Polish Catholic Bishop Tadeusz Pieronek has claimed that he was misquoted by a Catholic Italian website that said he believes “the Holocaust as such is a Jewish invention.” A former leader of the Polish bishops' conference, Pieronek's remarks were published on the conservative Pontifex.roma website. 

Pieronek's remarks were quoted days before Wednesday's United Nations' observance of International Holocaust Remembrance Day, timed to coincide with the 65th anniversary of the liberation of the Auschwitz concentration camp, located in what was German-occupied Poland.

A storm of protest, led by European Jewish Congress president Moshe Kantor, greeted the reported comments by the bishbop. “The false accusations made by Bishop Pieronek once again show the underlying anti-Semitism that still lingers among some European clergymen in the Catholic Church – especially in regards to the Holocaust,” Kantor said in a statement.

In followup interviews, Pieronek told at least three newspapers and one television reporter that the posted article was inaccurate – but also made a point of saying that the Holocaust has become “a Jewish weapon.”

The clergyman complained that the Italian website had not first cleared his quotes with him following his interview -- a demand often made by interview subjects but rarely agreed to by Western journalists. In Poland, however, a censorship law exists (Article 14) that allows interview subjects to insist on giving their personal approval of their quotes before a journalist can publish the article, noted the Polish newspaper, The News.

The Gazeta Wyborcza, meanwhile, pointed out in an editorial comment that no one has denied that many Polish people were also murdered by Nazis at the Auschwitz death camp. “It has to be remembered, however, that the crematoria there were invented to annihilate the Jewish nation,” wrote the editor of the Polish daily.

The Polish bishop told the Rzeczpospolita newspaper that any talk of the Nazi genocide in context of the Jews alone is a  'historical manipulation' – one that is used primarily to unite Jews around the world. “It is used as a propaganda weapon,” he told the newspaper. “They have a right to use it, but we have the right to talk about it,” he said.

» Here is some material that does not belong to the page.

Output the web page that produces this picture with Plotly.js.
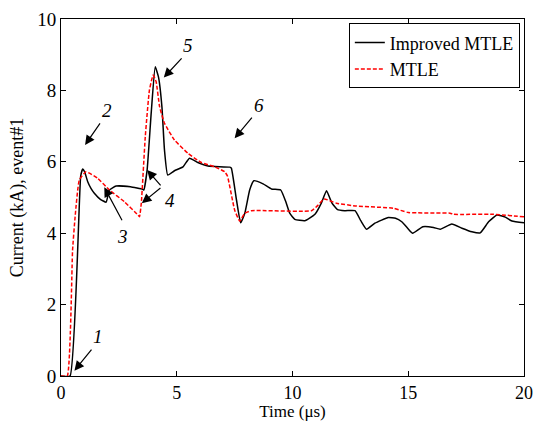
<!DOCTYPE html>
<html>
<head>
<meta charset="utf-8">
<script src="https://cdn.plot.ly/plotly-3.0.1.min.js"></script>
<style>html,body{margin:0;padding:0;background:#fff;}#chart{width:536px;height:421px;}</style>
</head>
<body>
<div id="chart"></div>
<script>
// Improved MTLE (black solid)
const improvedTime = [0, 0.39, 0.85, 0.94, 1.02, 1.15, 1.30, 1.44, 1.70, 1.95, 2.09, 2.38, 3.00, 3.53, 3.58, 3.72, 3.90, 4.07, 4.21, 4.36, 4.47, 4.61, 4.90, 5.27, 5.55, 5.91, 6.35, 7.29, 7.36, 7.58, 7.76, 7.94, 8.15, 8.33, 8.73, 9.09, 9.49, 9.70, 9.88, 10.10, 10.53, 10.97, 11.25, 11.47, 11.70, 11.93, 12.26, 12.70, 12.95, 13.20, 13.56, 14.14, 14.45, 14.72, 15.00, 15.19, 15.63, 16.09, 16.38, 16.88, 17.32, 17.75, 18.11, 18.47, 18.83, 19.19, 19.48, 20.0];
const improvedCurrent = [0, 0, 5.60, 5.80, 5.72, 5.45, 5.25, 5.12, 4.95, 4.87, 5.21, 5.32, 5.30, 5.23, 5.21, 5.77, 7.40, 8.66, 8.38, 7.54, 6.33, 5.63, 5.75, 5.86, 6.10, 5.98, 5.88, 5.85, 5.82, 4.93, 4.29, 4.56, 5.21, 5.47, 5.38, 5.24, 5.21, 4.90, 4.56, 4.39, 4.35, 4.53, 4.85, 5.19, 4.85, 4.67, 4.63, 4.63, 4.35, 4.11, 4.28, 4.44, 4.42, 4.32, 4.12, 4.00, 4.18, 4.16, 4.11, 4.26, 4.14, 4.04, 4.01, 4.32, 4.51, 4.45, 4.34, 4.29];

// MTLE (red dashed)
const mtleTime = [0, 0.27, 0.50, 0.61, 0.79, 1.08, 1.58, 2.09, 2.74, 3.32, 3.39, 3.47, 3.64, 3.82, 3.98, 4.11, 4.26, 4.47, 4.90, 5.48, 6.06, 6.64, 7.07, 7.19, 7.50, 7.72, 7.94, 8.23, 10.82, 11.11, 11.36, 11.90, 12.77, 14.35, 15.00, 16.81, 16.96, 18.68, 20.0];
const mtleCurrent = [0, 0, 3.53, 4.46, 5.49, 5.72, 5.54, 5.21, 4.88, 4.51, 4.46, 4.85, 6.70, 8.01, 8.43, 8.24, 7.54, 7.08, 6.61, 6.24, 5.98, 5.86, 5.72, 5.60, 4.65, 4.34, 4.56, 4.63, 4.63, 4.79, 4.96, 4.84, 4.76, 4.70, 4.58, 4.56, 4.53, 4.53, 4.46];

// Numbered annotations: label position, arrow tails and heads
const labelText = ['1', '2', '3', '4', '5', '6'];
const labelX = [1.58, 1.99, 2.67, 4.69, 5.48, 8.54];
const labelY = [1.10, 7.45, 3.92, 4.93, 9.27, 7.59];
const arrowTailX = [1.37, 1.73, 2.67, 4.36, 4.36, 5.27, 8.30];
const arrowTailY = [0.78, 7.12, 4.32, 5.30, 5.30, 8.94, 7.28];
const arrowHeadX = [0.58, 1.04, 1.87, 3.72, 3.49, 4.44, 7.50];
const arrowHeadY = [0.15, 6.47, 5.29, 5.77, 4.84, 8.36, 6.66];

const xTicks = [0, 5, 10, 15, 20];
const yTicks = [0, 2, 4, 6, 8, 10];

const serif = "'Liberation Serif', 'Times New Roman', Times, serif";

const traces = [
  {x: improvedTime, y: improvedCurrent, type: 'scatter', mode: 'lines', name: 'Improved MTLE',
   line: {color: '#000000', width: 1.5, shape: 'spline', smoothing: 0.4}},
  {x: mtleTime, y: mtleCurrent, type: 'scatter', mode: 'lines', name: 'MTLE',
   line: {color: '#ff0000', width: 1.5, dash: '4px,2px', shape: 'spline', smoothing: 0.4}}
];

const annotations = [];
for (let i = 0; i < labelText.length; i++) {
  annotations.push({x: labelX[i], y: labelY[i], xref: 'x', yref: 'y', text: '<i>' + labelText[i] + '</i>',
    showarrow: false, font: {family: serif, size: 19, color: '#000'}});
}
for (let i = 0; i < arrowTailX.length; i++) {
  annotations.push({x: arrowHeadX[i], y: arrowHeadY[i], xref: 'x', yref: 'y',
    ax: arrowTailX[i], ay: arrowTailY[i], axref: 'x', ayref: 'y', text: '',
    showarrow: true, arrowhead: 2, arrowsize: 1.6, arrowwidth: 1.2, arrowcolor: '#000', standoff: 0});
}

const layout = {
  width: 536, height: 421,
  margin: {l: 61, r: 12, t: 19, b: 45},
  paper_bgcolor: '#fff', plot_bgcolor: '#fff',
  font: {family: serif, size: 17, color: '#000'},
  showlegend: true,
  legend: {x: 0.991, y: 0.988, xanchor: 'right', yanchor: 'top', bgcolor: '#fff',
    bordercolor: '#000', borderwidth: 1, font: {family: serif, size: 18, color: '#000'},
    tracegroupgap: 0},
  xaxis: {range: [0, 20], tickvals: xTicks, ticktext: xTicks.map(String), ticks: 'inside', ticklen: 5,
    tickcolor: '#000', showline: true, linecolor: '#000', linewidth: 1, mirror: 'ticks',
    showgrid: false, zeroline: false, tickfont: {family: serif, size: 18}, ticklabelstandoff: 0,
    title: {text: 'Time (\u03bcs)', font: {family: serif, size: 17}, standoff: 5}},
  yaxis: {range: [0, 10], tickvals: yTicks, ticktext: yTicks.map(String), ticks: 'inside', ticklen: 5,
    tickcolor: '#000', showline: true, linecolor: '#000', linewidth: 1, mirror: 'ticks',
    showgrid: false, zeroline: false, tickfont: {family: serif, size: 19},
    title: {text: 'Current (kA), event#1', font: {family: serif, size: 18}, standoff: 8}},
  annotations: annotations
};

Plotly.newPlot('chart', traces, layout, {displayModeBar: false, staticPlot: true});
</script>
</body>
</html>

Jewish Propaganda, U.S. Backers

The 75-year-old bishop claimed in Monday's interview that Jews had “expropriated that tragedy for propaganda... it's used as a propaganda weapon and to obtain advantages that are often unjustified.” He noted that although it is “undeniable that most of those who died in the concentration camps were Jews, there were also gypsies, Poles, Italians and Catholics on the list.”

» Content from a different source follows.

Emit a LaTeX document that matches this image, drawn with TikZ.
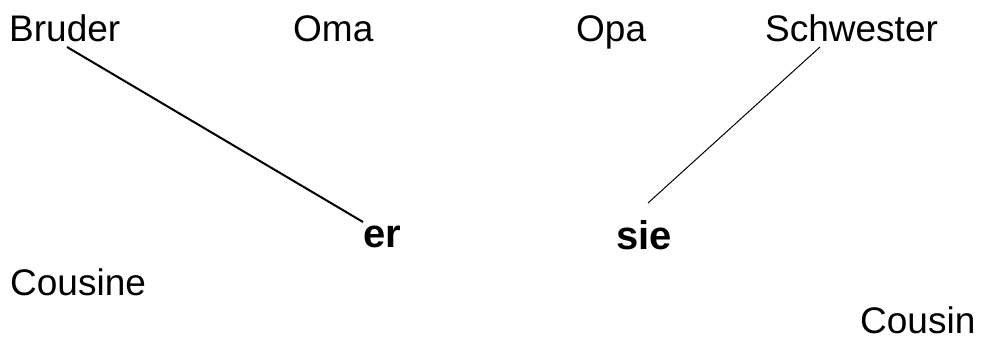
\documentclass[tikz,border=0pt]{standalone}
\usepackage{fontspec}
\setmainfont{Liberation Sans}
\usetikzlibrary{positioning}

\begin{document}
\begin{tikzpicture}[x=1pt,y=1pt]
\tikzstyle{word}=[anchor=base west, inner sep=0pt, font=\fontsize{37}{40}\selectfont]
\tikzstyle{pron}=[anchor=base west, inner sep=0pt, font=\fontsize{40}{44}\selectfont\bfseries]
\tikzstyle{thickline}=[line width=2pt]
\tikzstyle{thinline}=[line width=1pt]
  \useasboundingbox (0,0) rectangle (982,340);
  % top row
  \node[word] (bruder) at (9,298) {Bruder};
  \node[word] (oma) at (293,298) {Oma};
  \node[word] (opa) at (576,298) {Opa};
  \node[word] (schwester) at (765,298) {Schwester};
  % middle
  \node[pron] (er) at (363,92) {er};
  \node[pron] (sie) at (616,90) {sie};
  % bottom
  \node[word] (cousine) at (10,45) {Cousine};
  \node[word] (cousin) at (860,7) {Cousin};
  % line ends
  \coordinate (b1) at (67,293);
  \coordinate (e1) at (363,118);
  \coordinate (s1) at (820,293);
  \coordinate (e2) at (648,137);
  \path (b1) edge[thickline] (e1)
        (s1) edge[thinline] (e2)
        ;
\end{tikzpicture}
\end{document}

He added the often-repeated libel that Jews are powerful, especially in the U.S., because they have money and political clout.

“But they, the Jews, enjoy good press because they have powerful financial means behind them, enormous power and the unconditional backing of the United States,” he said, “and this favors a certain arrogance that I find unbearable.”

Honor the Palestinians

The Polish cleric also called construction of Israel's security barrier, which has drastically reduced the number of terror attacks perpetrated within pre-1967 Israel, “a colossal injustice to the Palestinians, who are treated like animals and whose rights are violated, to say the least.”

Pieronek called for a day to honor Palestinian Authority Arabs as well, saying “with the connivance of international lobbies, we don't talk about these things much.”

The controversial wall, which effectively separates much of Judea and Samaria from the rest of Israel, was built to block the entry of suicide bombers into urban Israeli areas.